Solution: Use discounts strategically. Consider bundling, limited-time offers, or value-added bonuses instead.

5. Using Flat Markups Without Strategy

Applying a flat markup (e.g., 20% over cost) seems simple-but it doesn't account for demand, perceived value, or brand position.

Solution: Consider:

  • What problem does this solve?
  • How much are people willing to pay?
  • What is the lifetime value of the customer?
  • What are competitors charging-and what makes you different?

6. Not Segmenting Your Pricing

Treating every customer or product the same leads to lost revenue opportunities. Not every buyer is price-sensitive.

Solution: Use pricing tiers, package deals, or add-ons:

  • Basic: Entry-level option for budget-conscious buyers
  • Standard: Best value option for most users
  • Premium: High-end, full-feature offering for loyal or power users

7. Ignoring Psychological Pricing Principles

Pricing isn't just math-it's perception. Psychological triggers influence how people feel about what you charge.

Key principles include:

  • Charm pricing: $49 sounds cheaper than $50
  • Anchoring: Showing a higher-priced option first makes others feel like a deal
  • Bundling: Combining products or services increases perceived value

Solution: Price with psychology in mind-because customers buy with emotion, not just logic.

8. Neglecting to Reevaluate Regularly

Your business evolves. So should your pricing. If you haven't updated your pricing in the last 6–12 months, it may no longer match your value.

Solution: Schedule a pricing review every quarter. Track data on:

  • Profit margins
  • Customer acquisition cost (CAC)
  • Churn and customer satisfaction
  • Market benchmarks and competitor analysis

How to Price for Sustainable Profit

Avoiding mistakes is step one. Creating a pricing strategy that scales is step two. Here's how to build a pricing model that protects and boosts your margins.

1. Start With Value, Not Cost

What is the outcome you deliver? How does it transform your customer's life, business, or well-being? Price relative to that value-not just what it costs you.

2. Know Your Numbers

Use financial data to set pricing confidently. Know your:

  • Break-even point
  • Gross and net profit targets
  • Fixed vs. variable costs

3. Test and Adjust

Your first price isn't your final price. Try A/B testing different price points or packages to see what your market responds to.

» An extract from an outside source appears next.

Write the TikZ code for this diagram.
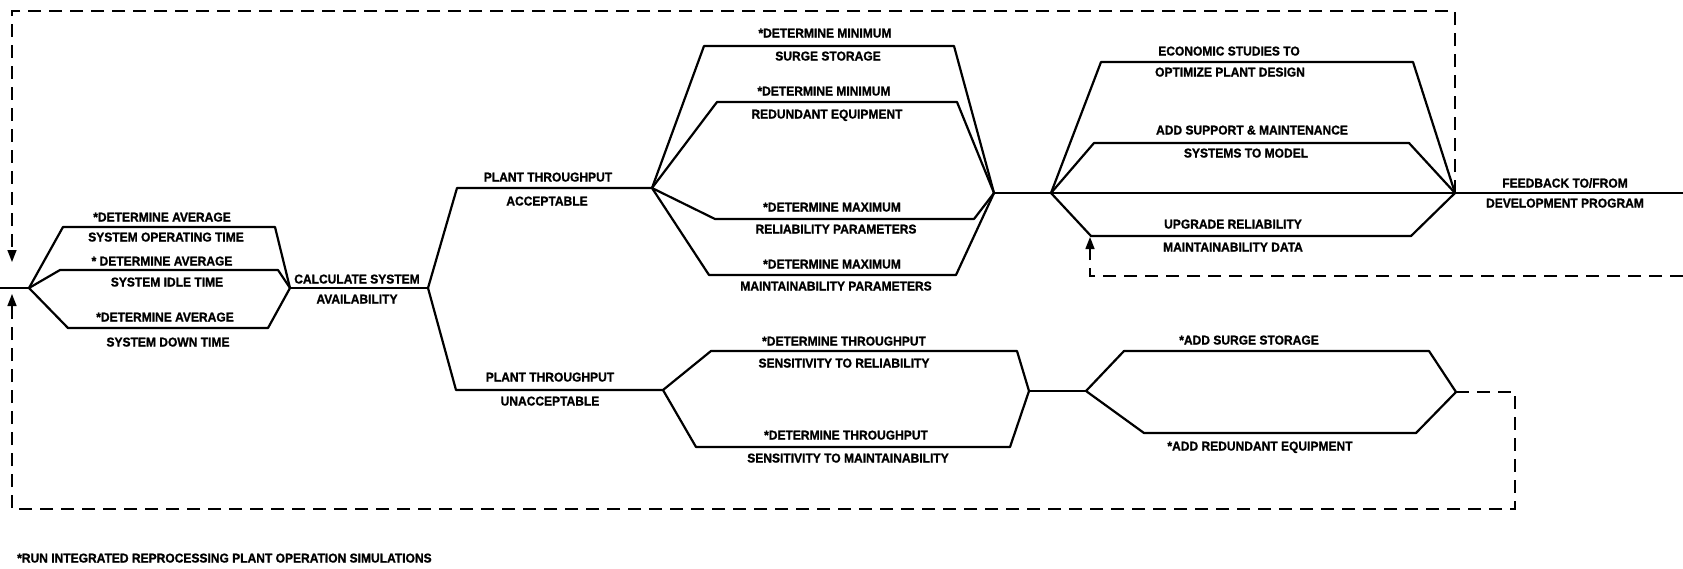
\documentclass[tikz,border=0pt]{standalone}
\usepackage{fontspec}
\setmainfont{Liberation Sans}[FakeStretch=0.94, FakeBold=1.2]
\usetikzlibrary{arrows.meta}
\begin{document}
\begin{tikzpicture}[x=1pt,y=-1pt,
  flow/.style={line width=2.2pt, line join=round, line cap=round},
  loopline/.style={line width=1.5pt, dash pattern=on 13pt off 8pt},
  lbl/.style={inner sep=0pt, text height=9pt, text depth=0pt,
              font=\fontsize{12.8}{15}\selectfont\bfseries},
  tipend/.style={-{Triangle[length=12pt,width=9pt]}}
]
\useasboundingbox (0,0) rectangle (1683,568);

% junction points of the flow network
\coordinate (in0)  at (0,288);
\coordinate (A)    at (29,288);
\coordinate (B)    at (290,288);
\coordinate (C)    at (428,288);
\coordinate (D)    at (652,188);
\coordinate (E)    at (663,390);
\coordinate (F)    at (994,193);
\coordinate (G)    at (1051,193);
\coordinate (J)    at (1455,193);
\coordinate (out0) at (1683,193);
\coordinate (H)    at (1029,391);
\coordinate (I)    at (1086,391);
\coordinate (K)    at (1456,392);

% feedback loop corners and arrow ends
\coordinate (tr)   at (1455,11);
\coordinate (tl)   at (12,11);
\coordinate (downtip) at (12,262);
\coordinate (kr)   at (1515,392);
\coordinate (br)   at (1515,509);
\coordinate (bl)   at (12,509);
\coordinate (uptip) at (12,294);
\coordinate (fbin) at (1683,276);
\coordinate (fbc)  at (1090,276);
\coordinate (fbtip) at (1090,237);

% --- system time branches ---
\draw[flow] (in0) -- (A);
\draw[flow] (A) -- (63,227) -- (275,227) -- (B);
\draw[flow] (A) -- (60,270) -- (278,270) -- (B);
\draw[flow] (A) -- (68,328) -- (268,328) -- (B);
\draw[flow] (B) -- (C);

% --- throughput decision ---
\draw[flow] (C) -- (457,188) -- (D);
\draw[flow] (C) -- (456,390) -- (E);

% --- acceptable throughput studies ---
\draw[flow] (D) -- (704,46)  -- (954,46)  -- (F);
\draw[flow] (D) -- (717,102) -- (957,102) -- (F);
\draw[flow] (D) -- (715,219) -- (974,219) -- (F);
\draw[flow] (D) -- (709,275) -- (956,275) -- (F);
\draw[flow] (F) -- (G);
\draw[flow] (G) -- (1101,62)  -- (1413,62)  -- (J);
\draw[flow] (G) -- (1094,143) -- (1409,143) -- (J);
\draw[flow] (G) -- (J);
\draw[flow] (G) -- (1091,236) -- (1411,236) -- (J);
\draw[flow] (J) -- (out0);

% --- unacceptable throughput studies ---
\draw[flow] (E) -- (711,351) -- (1017,351) -- (H);
\draw[flow] (E) -- (696,447) -- (1010,447) -- (H);
\draw[flow] (H) -- (I);
\draw[flow] (I) -- (1124,351) -- (1429,351) -- (K);
\draw[flow] (I) -- (1144,433) -- (1416,433) -- (K);

% --- dashed feedback loops ---
\draw[loopline, tipend] (J) -- (tr) -- (tl) -- (downtip);
\draw[loopline, tipend] (K) -- (kr) -- (br) -- (bl) -- (uptip);
\draw[loopline, tipend] (fbin) -- (fbc) -- (fbtip);

% --- labels ---
\node[lbl] (l1a) at (162,217) {*DETERMINE AVERAGE};
\node[lbl] (l1b) at (166,237) {SYSTEM OPERATING TIME};
\node[lbl] (l2a) at (162,261) {* DETERMINE AVERAGE};
\node[lbl] (l2b) at (167,282) {SYSTEM IDLE TIME};
\node[lbl] (l3a) at (165,317) {*DETERMINE AVERAGE};
\node[lbl] (l3b) at (168,342) {SYSTEM DOWN TIME};
\node[lbl] (calca) at (357,279) {CALCULATE SYSTEM};
\node[lbl] (calcb) at (357,299) {AVAILABILITY};

\node[lbl] (acca) at (548,177) {PLANT THROUGHPUT};
\node[lbl] (accb) at (547,201) {ACCEPTABLE};
\node[lbl] (unaa) at (550,377) {PLANT THROUGHPUT};
\node[lbl] (unab) at (550,401) {UNACCEPTABLE};

\node[lbl] (s1a) at (825,33)  {*DETERMINE MINIMUM};
\node[lbl] (s1b) at (828,56)  {SURGE STORAGE};
\node[lbl] (s2a) at (824,91)  {*DETERMINE MINIMUM};
\node[lbl] (s2b) at (827,114) {REDUNDANT EQUIPMENT};
\node[lbl] (s3a) at (832,207) {*DETERMINE MAXIMUM};
\node[lbl] (s3b) at (836,229) {RELIABILITY PARAMETERS};
\node[lbl] (s4a) at (832,264) {*DETERMINE MAXIMUM};
\node[lbl] (s4b) at (836,286) {MAINTAINABILITY PARAMETERS};

\node[lbl] (t1a) at (844,341) {*DETERMINE THROUGHPUT};
\node[lbl] (t1b) at (844,363) {SENSITIVITY TO RELIABILITY};
\node[lbl] (t2a) at (846,435) {*DETERMINE THROUGHPUT};
\node[lbl] (t2b) at (848,458) {SENSITIVITY TO MAINTAINABILITY};

\node[lbl] (e1a) at (1229,51)  {ECONOMIC STUDIES TO};
\node[lbl] (e1b) at (1230,72)  {OPTIMIZE PLANT DESIGN};
\node[lbl] (e2a) at (1252,130) {ADD SUPPORT \& MAINTENANCE};
\node[lbl] (e2b) at (1246,153) {SYSTEMS TO MODEL};
\node[lbl] (e3a) at (1233,224) {UPGRADE RELIABILITY};
\node[lbl] (e3b) at (1233,247) {MAINTAINABILITY DATA};
\node[lbl] (fba) at (1565,183) {FEEDBACK TO/FROM};
\node[lbl] (fbb) at (1565,203) {DEVELOPMENT PROGRAM};

\node[lbl] (r1) at (1249,340) {*ADD SURGE STORAGE};
\node[lbl] (r2) at (1260,446) {*ADD REDUNDANT EQUIPMENT};

\node[lbl, anchor=west] (note) at (17,558)
  {*RUN INTEGRATED REPROCESSING PLANT OPERATION SIMULATIONS};
\end{tikzpicture}
\end{document}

4. Communicate Value Clearly

Customers don't just pay for what something is-they pay for what it does for them. Your copy, branding, and sales pitch should highlight:

  • Benefits over features
  • Results over deliverables
  • Confidence over confusion

Conclusion: Price With Confidence, Protect Your Profit

Poor pricing decisions are among the leading causes of weak profitability. But they're also entirely preventable. By identifying the pricing mistakes draining your margins-and correcting them-you can build a business that's not only sustainable but scalable.

Your prices tell the world how much you believe in the value you provide. Make sure they speak with confidence.

Stop guessing. Start pricing for profit.